At the moment, Peter and the others could not imagine a storyline for Christ’s saving plan that included suffering and death. How could the scribes, chief priests and elders of Israel killing Jesus in Jerusalem be anything but a failure? We can understand why Peter would respond as he did.
With the perspective of faith and time, however, we see how the suffering, death, and resurrection of Jesus Christ defeated sin and death, offering a means of our purification and eternal life. In God’s providence, the plan was perfect, even though it included a cross and grave
St. Paul tells the Corinthians that Christ on the cross is a “stumbling block” and “foolishness” to non-believers (1 Cor 1:23). The inclusion of humiliation, pain, and a brutal death into God’s plan for human salvation runs against what we want to think about God and those he loves who believe in him. We prefer to think that when we cling to God, we will be held in his loving embrace and kept safe from all harm.

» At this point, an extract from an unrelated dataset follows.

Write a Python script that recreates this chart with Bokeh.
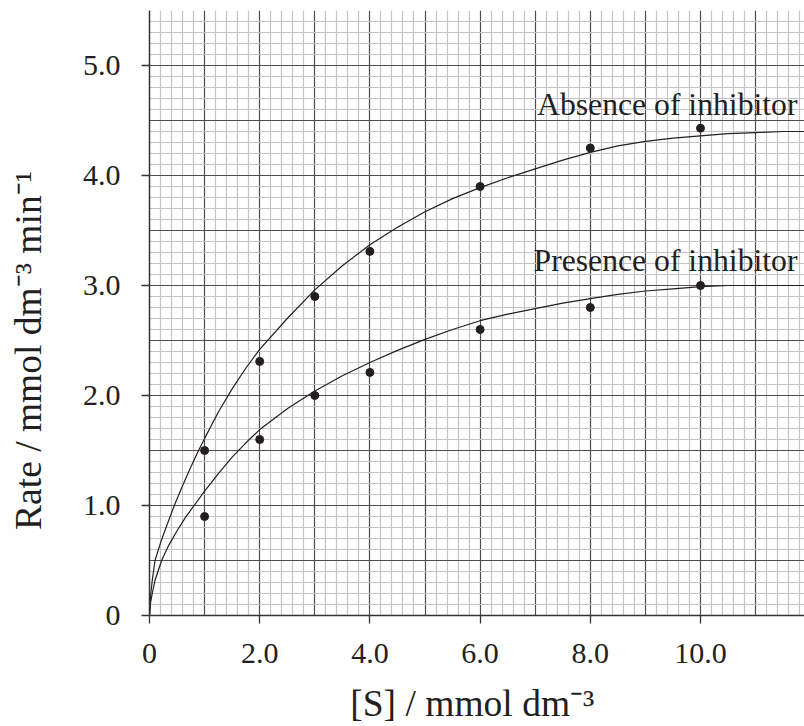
from bokeh.plotting import figure
from bokeh.models import FixedTicker, Range1d, Label
from bokeh.embed import file_html
from bokeh.resources import INLINE

# ---------------- data ----------------
substrate = [1, 2, 3, 4, 6, 8, 10]
rate_absence = [1.5, 2.31, 2.9, 3.31, 3.9, 4.25, 4.43]
rate_presence = [0.9, 1.6, 2.0, 2.21, 2.6, 2.8, 3.0]

curve_absence_x = [0, 0.02, 0.05, 0.1, 0.2, 0.3, 0.45, 0.6, 0.75, 0.89, 1.0, 1.25, 1.5,
                   1.75, 2.0, 2.5, 3.0, 3.5, 4.0, 4.5, 5.0, 5.5, 6.0, 6.5, 7.0, 7.5, 8.0,
                   8.5, 9.0, 9.5, 10.0, 10.5, 11.0, 11.5, 12.0]
curve_absence_y = [0, 0.18, 0.32, 0.5, 0.66, 0.8, 1.0, 1.18, 1.35, 1.5, 1.61, 1.85, 2.06,
                   2.25, 2.42, 2.70, 2.96, 3.18, 3.37, 3.53, 3.67, 3.79, 3.89, 3.98, 4.06,
                   4.14, 4.21, 4.27, 4.31, 4.34, 4.36, 4.38, 4.39, 4.40, 4.40]

curve_presence_x = [0, 0.02, 0.05, 0.1, 0.22, 0.35, 0.5, 0.65, 0.81, 1.0, 1.25, 1.5, 1.75,
                    2.0, 2.5, 3.0, 3.5, 4.0, 4.5, 5.0, 5.5, 6.0, 6.5, 7.0, 7.5, 8.0, 8.5,
                    9.0, 9.5, 10.0, 10.5, 11.0, 12.0]
curve_presence_y = [0, 0.12, 0.2, 0.32, 0.5, 0.64, 0.77, 0.89, 1.0, 1.13, 1.29, 1.44, 1.57,
                    1.69, 1.88, 2.04, 2.18, 2.30, 2.41, 2.51, 2.60, 2.68, 2.74, 2.79, 2.84,
                    2.88, 2.92, 2.95, 2.97, 2.99, 3.0, 3.0, 3.0]

x_tick_values = [0, 2, 4, 6, 8, 10]
x_tick_labels = ["0", "2.0", "4.0", "6.0", "8.0", "10.0"]
y_tick_values = [0, 1, 2, 3, 4, 5]
y_tick_labels = ["0", "1.0", "2.0", "3.0", "4.0", "5.0"]

label_absence = "Absence of inhibitor"
label_presence = "Presence of inhibitor"
x_title = "[S] / mmol dm\u207b\u00b3"
y_title = "Rate / mmol dm\u207b\u00b3 min\u207b\u00b9"

# ---------------- layout ----------------
W, H = 804, 726
LEFT, TOP, BOTTOM, RIGHT = 149, 10, 110, 0
PX_PER_X = 55.1
XMAX = (W - LEFT - RIGHT) / PX_PER_X
YMAX = 5.5
FRAME_H = H - TOP - BOTTOM
PX_PER_Y = FRAME_H / YMAX

def dx(cx):  # canvas x -> data x
    return (cx - LEFT) / PX_PER_X

def dy(cy):  # canvas y -> data y
    return (H - BOTTOM - cy) / PX_PER_Y

INK = "#231f20"
FONT = "Liberation Serif"
NBSP = "\u00a0"

p = figure(width=W, height=H, x_range=Range1d(0, XMAX), y_range=Range1d(0, YMAX),
           output_backend="svg", toolbar_location=None,
           min_border_left=LEFT, min_border_right=RIGHT,
           min_border_top=TOP, min_border_bottom=BOTTOM)
p.outline_line_color = None
p.background_fill_color = "white"
p.border_fill_color = "white"

# graph-paper grid
p.xgrid.ticker = FixedTicker(ticks=list(range(0, 13)),
                             minor_ticks=[round(i * 0.2, 3) for i in range(0, 61) if i % 5])
p.ygrid.ticker = FixedTicker(ticks=[i * 0.5 for i in range(0, 12)],
                             minor_ticks=[round(i * 0.1, 3) for i in range(0, 56) if i % 5])
for g in (p.xgrid, p.ygrid):
    g.grid_line_color = "#4d4d4d"
    g.grid_line_width = 1.2
    g.minor_grid_line_color = "#c4c4c8"
    g.minor_grid_line_width = 1.2
    g.level = "underlay"

# axes
p.xaxis.ticker = FixedTicker(ticks=x_tick_values)
p.xaxis.major_label_overrides = dict(zip(x_tick_values, x_tick_labels))
p.yaxis.ticker = FixedTicker(ticks=y_tick_values)
p.yaxis.major_label_overrides = dict(zip(y_tick_values, y_tick_labels))
for ax in (p.xaxis, p.yaxis):
    ax.axis_line_color = "#333333"
    ax.axis_line_width = 1.5
    ax.major_tick_line_color = "#333333"
    ax.major_tick_line_width = 1.3
    ax.major_tick_out = 8
    ax.major_tick_in = 0
    ax.minor_tick_out = 0
    ax.minor_tick_in = 0
    ax.major_label_text_font = FONT
    ax.major_label_text_font_size = "30px"
    ax.major_label_text_color = INK
    ax.axis_label_text_font = FONT
    ax.axis_label_text_font_size = "37.5px"
    ax.axis_label_text_font_style = "normal"
    ax.axis_label_text_color = INK
p.xaxis.major_label_standoff = 20
p.yaxis.major_label_standoff = 21
p.xaxis.axis_label = x_title + NBSP          # nudges the centred title a little left
p.yaxis.axis_label = y_title + NBSP * 8      # nudges the centred title downwards
p.xaxis.axis_label_standoff = 17
p.yaxis.axis_label_standoff = 31

# curves and points
p.line(curve_absence_x, curve_absence_y, line_color=INK, line_width=1.2)
p.line(curve_presence_x, curve_presence_y, line_color=INK, line_width=1.2)
p.scatter(substrate, rate_absence, size=8, color=INK)
p.scatter(substrate, rate_presence, size=8, color=INK)

# curve labels
for txt, base in ((label_absence, 104.0), (label_presence, 260.5)):
    p.add_layout(Label(x=dx(797), y=dy(base), text=txt, text_font=FONT,
                       text_font_size="31.7px", text_color=INK,
                       text_align="right", text_baseline="alphabetic"))

open("out.html", "w").write(file_html(p, INLINE))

Therefore, we also sometimes struggle as Peter did when we are confronted with our own suffering, or the suffering of the church. We cannot understand how a loving God would allow sin and violence into his plan for our salvation.
Without faith, it make no sense. Without embracing the crosses that Jesus offers us and without seeing even the most tragic suffering as a possible means for salvation, we too can be scandalized and fooled into thinking that God has abandoned his children.
Yet Jesus shows how the worst sin in human history, our nailing the Son of God on the cross to die, in the end saved the whole world. If he can use such tragedy to redeem us, we have faith that he can work through the sufferings we and his church have experienced. We likely will not know how, and we may not even see it in our lifetimes, but we pray for the faith that allows us to trust that in the worst of tragedies, Jesus is with us, using the violence of the cross as an instrument to transform the world.
Let us pray for the faith that allows us to trust God’s loving hand guiding all things, even when we cannot even imagine it. With trust in him, we can heed Christ’s command to take up our crosses and follow him (Mt 8:34), knowing that this is the only means to our salvation.